Every now and then comes a televisual event so incredibly fantastic that is It talked about for years to come. Brideshead Revisited. The Ascent of Man. Life on Mars.
Alas, ITV’s Flood was not one of those programmes. In fact, this laugh-a-minute four-hour drama chronicling the watery destruction of London and 200,000 civilian deaths went right through “So bad it’s brilliant” and out into the rolling vistas of “Bugger me, I’m going to write a blog about this” territory.
If you missed this feast for the eyes over the weekend - and frankly, I wish I had watched Raiders of the Lost Ark on the other side as well - you really don’t know what you missed. Really. Canadian readers: This was a co-production with Canadian TV. Your turn soon. Miss at your peril.
Someone, somewhere at ITV Centre commissioned an effects-heavy disaster movie, and budgets being what they are in independent television these days, they - let’s be charitable here - rather cut corners on other aspects of the production. The flood itself looked great. The rest sucked. And blowed. A remarkable achievement.
In fact, I can guess what happened on the first day’s shooting:
“Right. Where’s the script?”
“The script. You know. The big book of words the actors read.”
“Ah. Let’s just improv, shall we?”
Christ onna bike. A plot you could drive the QE2 through. Every single disaster movie cliché in the book. Hilarious factual errors. Characters so awful, you find yourself rooting for the flood waters just to finish the whining bastards off for once and for all. Maverick genius coming to terms with his father. Maverick genius forced to work - and eventually make up - with his ex-wife. And David fucking Suchet.
In fact, the cliché Everyman Trying To Reunite His Family character and his dreadful, whinging daughter did nothing but sit around looking damp to the point that you really, really wanted them to die rather horribly.
This was, truth be told, what is known as Event Television. The event being waking up in the middle of the night with the words:
“Wait a minute… how did Neal from the Young Ones manage to be in the Met Office in Exeter and the Cabinet Office in London in three consecutive scenes?”If anybody from ITV’s reading this: Do Attack of the 500-foot Ann Widdecombe next. Suchet’s available. Ant and Dec sadly drowned in the deluge.
“Four, actually. Wait a minute… you mean EVERYBODY in this production‘s related to each other?”
“Wait a minute… how come they were up to their arses in water outside the chemist’s shop, yet it was dry inside?”
“Wait a minute… how come they were swimming about in freezing water for a WHOLE NIGHT yet nobody got cold?”
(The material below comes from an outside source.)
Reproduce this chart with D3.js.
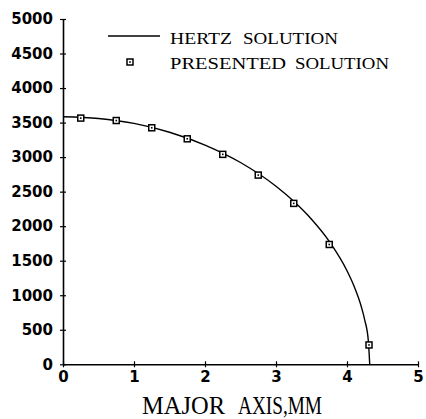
<!DOCTYPE html>
<html><head><meta charset="utf-8">
<script src="https://cdn.jsdelivr.net/npm/d3@7"></script>
<style>body{margin:0;background:#fff}svg{display:block}</style>
</head><body>
<script>
const xTicks = [0,1,2,3,4,5];
const yTicks = [0,500,1000,1500,2000,2500,3000,3500,4000,4500,5000];
const hertzX = [0,0.5,1.0,1.5,2.0,2.5,3.0,3.25,3.5,3.75,4.0,4.1,4.2,4.25,4.3,4.32];
const hertzY = [3585,3560,3488,3360,3175,2922,2578,2360,2100,1780,1355,1130,840,640,345,0];
const presX = [0.25,0.75,1.25,1.75,2.25,2.75,3.25,3.75,4.31];
const presY = [3565,3530,3425,3265,3040,2740,2330,1735,280];
const legendLabels = ["HERTZ SOLUTION","PRESENTED SOLUTION"];
const xTitle = "MAJOR AXIS,MM";

const W=426,H=419;
const svg=d3.select("body").append("svg").attr("width",W).attr("height",H);
const x=d3.scaleLinear().domain([0,5]).range([63,418]);
const y=d3.scaleLinear().domain([0,5000]).range([364.3,19]);
const fmt=d3.format("d");

const ax=svg.append("g").attr("transform","translate(0,"+y(0)+")")
  .call(d3.axisBottom(x).tickValues(xTicks).tickFormat(fmt).tickSize(0).tickPadding(7));
ax.select(".domain").attr("stroke","#000").attr("stroke-width",1.6);
ax.selectAll(".tick").append("line").attr("y1",-3).attr("y2",3).attr("stroke","#000").attr("stroke-width",1.2);
ax.selectAll("text").attr("font-family","DejaVu Sans").attr("font-weight","bold").attr("font-size",15).attr("fill","#000");

const ay=svg.append("g").attr("transform","translate("+x(0)+",0)")
  .call(d3.axisLeft(y).tickValues(yTicks).tickFormat(fmt).tickSize(0).tickPadding(10));
ay.select(".domain").attr("stroke","#000").attr("stroke-width",1.6);
ay.selectAll(".tick").append("line").attr("x1",-3).attr("x2",3).attr("stroke","#000").attr("stroke-width",1.2);
ay.selectAll("text").attr("font-family","DejaVu Sans").attr("font-weight","bold").attr("font-size",15).attr("fill","#000");

const hd=hertzX.map((v,i)=>[v,hertzY[i]]);
svg.append("path").datum(hd).attr("fill","none").attr("stroke","#000").attr("stroke-width",1.4)
  .attr("d",d3.line().x(d=>x(d[0])).y(d=>y(d[1])).curve(d3.curveMonotoneX));

const pd=presX.map((v,i)=>[v,presY[i]]);
function marker(g,cx,cy){
  g.append("rect").attr("x",cx-3).attr("y",cy-3).attr("width",6).attr("height",6)
    .attr("fill","#fff").attr("stroke","#000").attr("stroke-width",1.5);
  g.append("rect").attr("x",cx-0.8).attr("y",cy-0.8).attr("width",1.6).attr("height",1.6).attr("fill","#000");
}
const mg=svg.append("g");
pd.forEach(d=>marker(mg,x(d[0]),y(d[1])));

// legend
svg.append("line").attr("x1",108).attr("x2",160).attr("y1",36).attr("y2",36).attr("stroke","#000").attr("stroke-width",1.4);
marker(svg,130,62);
function words(str,xs,ends,yy,fs){
  str.split(" ").forEach((w,i)=>{
    svg.append("text").attr("x",xs[i]).attr("y",yy).text(w)
      .attr("font-family","Liberation Serif").attr("font-size",fs)
      .attr("textLength",ends[i]-xs[i]).attr("lengthAdjust","spacingAndGlyphs");
  });
}
words(legendLabels[0],[170,243],[232,338],44,17);
words(legendLabels[1],[170,295],[286,389],69,17);
words(xTitle,[142,238],[225,322],414,26);
</script>
</body></html>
“Wait a minute… how come the Whinging Daughter’s mum got from a completely destroyed town in the North of Scotland, all the way down to Greenwich Park whilst wrapped in a blanket in a time of unprecedented national crisis, to find her family within 30 seconds of arriving?”
“You’re just being picky. Wait a minute… how come that famous Scottish actor Robert Carlyle’s got a dreadful Cockney accent. More to the point - what’s he doing in this shit?”
“Wait a minute… why didn't they just tell people to go into the large number of really tall buildings they have in London?”
“Wait a minute… the government COBRA committee consists of TWO PEOPLE? What DOES COBRA stand for, anyway?”
“Cabinet Office Briefing Room”
“What about the ‘A’?”
Note to Channel Four: Grand Designs Live. Not even a lightly-oiled Beany and/or Allsop can save this from being truly, utterly fucking awful. That is all.